When the new president is inaugurated, Associate Justice Ruth Bader Ginsburg will be almost 84. Anthony Kennedy will be 80 and Stephen Breyer, 78. Replacing Ginsburg and Breyer, both appointees of President Clinton, with conservatives would instantly shift the court’s balance for years, even if an Obama’s appointee were to replace Scalia. (The next oldest justice is Thomas, who was nominated by George H.W. Bush and will be 68 this summer.)
Many conservatives, of course, hate Kennedy, too; he was the swing vote in upholding Roe v. Wade in 1992, and played a key role in the Court’s marriage-equality decisions.
But more fundamentally, partisan polarization and gridlock in Congress have significantly elevated the importance of non-legislative entities, including the federal courts and executive-branch agencies whose power the courts might choose to expand or restrain. So control of the commanding heights of the Supreme Court is more important than ever.

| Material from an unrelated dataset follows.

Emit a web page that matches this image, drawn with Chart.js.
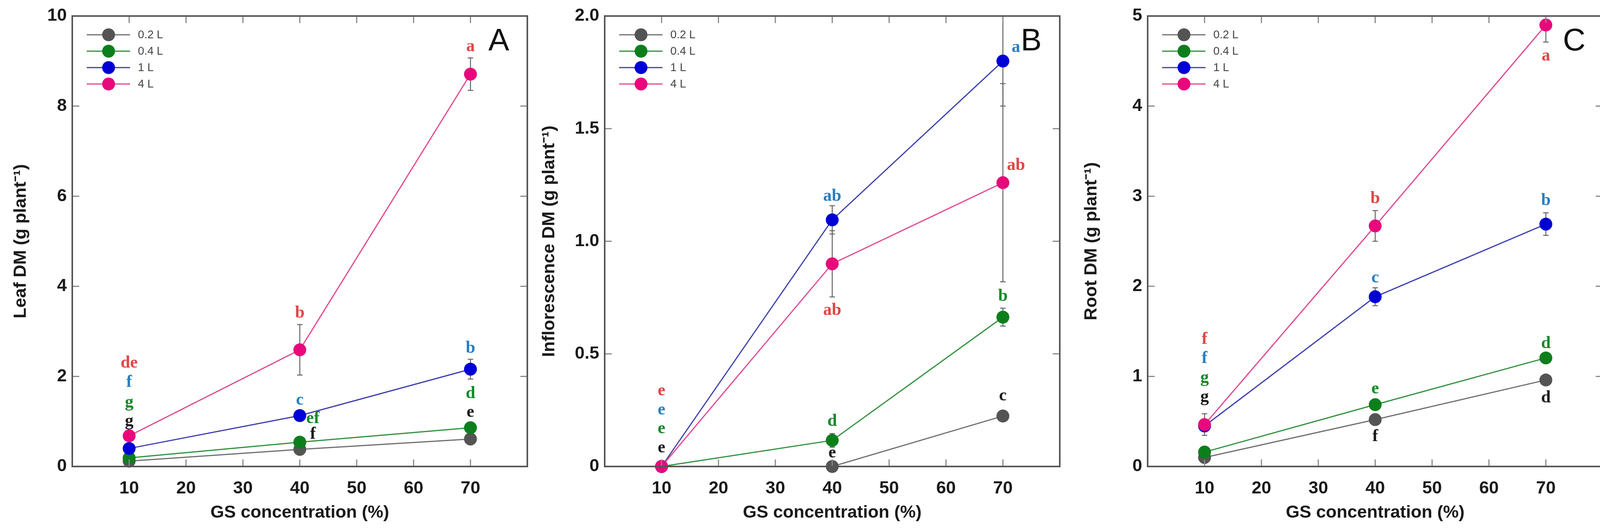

What complicates the issue is the precedent set by Senate Democrats under Harry Reid in 2011 (Republicans had come close to taking the same action in 2005): the so-called “nuclear option,” removing the right to filibuster executive branch and non-SCOTUS judicial appointments. With both parties in the Senate steadily retreating from the ancient practice of deferring to the president’s choices for the High Court, and with the hot-button issues facing SCOTUS making “compromise” choices less feasible, the difference between having to muster 50 and 60 Senate votes to confirm a presidential nomination is increasingly momentous. And for that reason, if either party wins both the White House and the Senate this November, going “nuclear” on SCOTUS appointments by getting rid of the filibuster is a very high probability (and even if it doesn’t happen, the threat of “going nuclear” can and will be used to force the minority party to be reasonable).

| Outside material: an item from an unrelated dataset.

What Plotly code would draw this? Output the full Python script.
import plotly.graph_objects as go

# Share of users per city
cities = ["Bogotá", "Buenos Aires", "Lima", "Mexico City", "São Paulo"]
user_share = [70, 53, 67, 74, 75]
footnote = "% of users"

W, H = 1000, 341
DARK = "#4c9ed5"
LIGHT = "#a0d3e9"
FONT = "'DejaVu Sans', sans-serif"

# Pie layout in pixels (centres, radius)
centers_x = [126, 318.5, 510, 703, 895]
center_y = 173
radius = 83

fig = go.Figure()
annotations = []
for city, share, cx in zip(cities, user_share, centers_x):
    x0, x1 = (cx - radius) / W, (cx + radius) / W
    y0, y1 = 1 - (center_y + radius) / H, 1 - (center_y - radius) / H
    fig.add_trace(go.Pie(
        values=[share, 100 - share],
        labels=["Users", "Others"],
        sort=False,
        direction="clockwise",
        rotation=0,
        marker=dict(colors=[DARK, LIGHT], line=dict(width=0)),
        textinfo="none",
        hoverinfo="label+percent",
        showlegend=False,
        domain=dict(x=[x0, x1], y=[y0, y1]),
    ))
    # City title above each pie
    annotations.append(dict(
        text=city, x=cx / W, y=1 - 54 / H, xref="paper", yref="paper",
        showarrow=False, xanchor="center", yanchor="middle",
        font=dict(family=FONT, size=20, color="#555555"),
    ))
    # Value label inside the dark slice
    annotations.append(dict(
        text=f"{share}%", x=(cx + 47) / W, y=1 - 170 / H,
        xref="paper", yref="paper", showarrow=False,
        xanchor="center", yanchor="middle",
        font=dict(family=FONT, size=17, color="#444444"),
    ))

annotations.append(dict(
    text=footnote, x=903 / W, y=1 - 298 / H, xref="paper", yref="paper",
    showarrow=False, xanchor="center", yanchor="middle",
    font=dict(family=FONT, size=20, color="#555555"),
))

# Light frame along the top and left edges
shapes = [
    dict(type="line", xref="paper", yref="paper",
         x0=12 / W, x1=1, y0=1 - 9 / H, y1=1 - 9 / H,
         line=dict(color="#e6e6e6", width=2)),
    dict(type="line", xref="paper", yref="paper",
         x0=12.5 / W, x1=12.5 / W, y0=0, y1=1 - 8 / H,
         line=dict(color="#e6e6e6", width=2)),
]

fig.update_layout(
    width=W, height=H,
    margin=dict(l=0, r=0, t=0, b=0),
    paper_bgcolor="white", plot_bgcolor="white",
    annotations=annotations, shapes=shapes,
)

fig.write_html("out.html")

But the converse situation is worth pondering, too. If, to cite a lively possibility, Democrats hang onto the White House while Republicans hang onto the Senate, there is no way the Senate invokes the “nuclear option.” Senate resistance to a progressive justice would likely stiffen in 2018, when Republicans will enjoy one of the most favorable Senate landscapes in memory. 25 of 33 Senate seats up that year are currently Democratic, including five in states Obama lost twice. Add in the recent GOP advantage in the kind of voters most likely to participate in midterm elections, and the ancient tendency of midterm voters to punish the party controlling the White House, and the odds of a Democratic president being able to impose her or his will on the Senate on crucial SCOTUS nominations between 2019 and 2021 is very slim.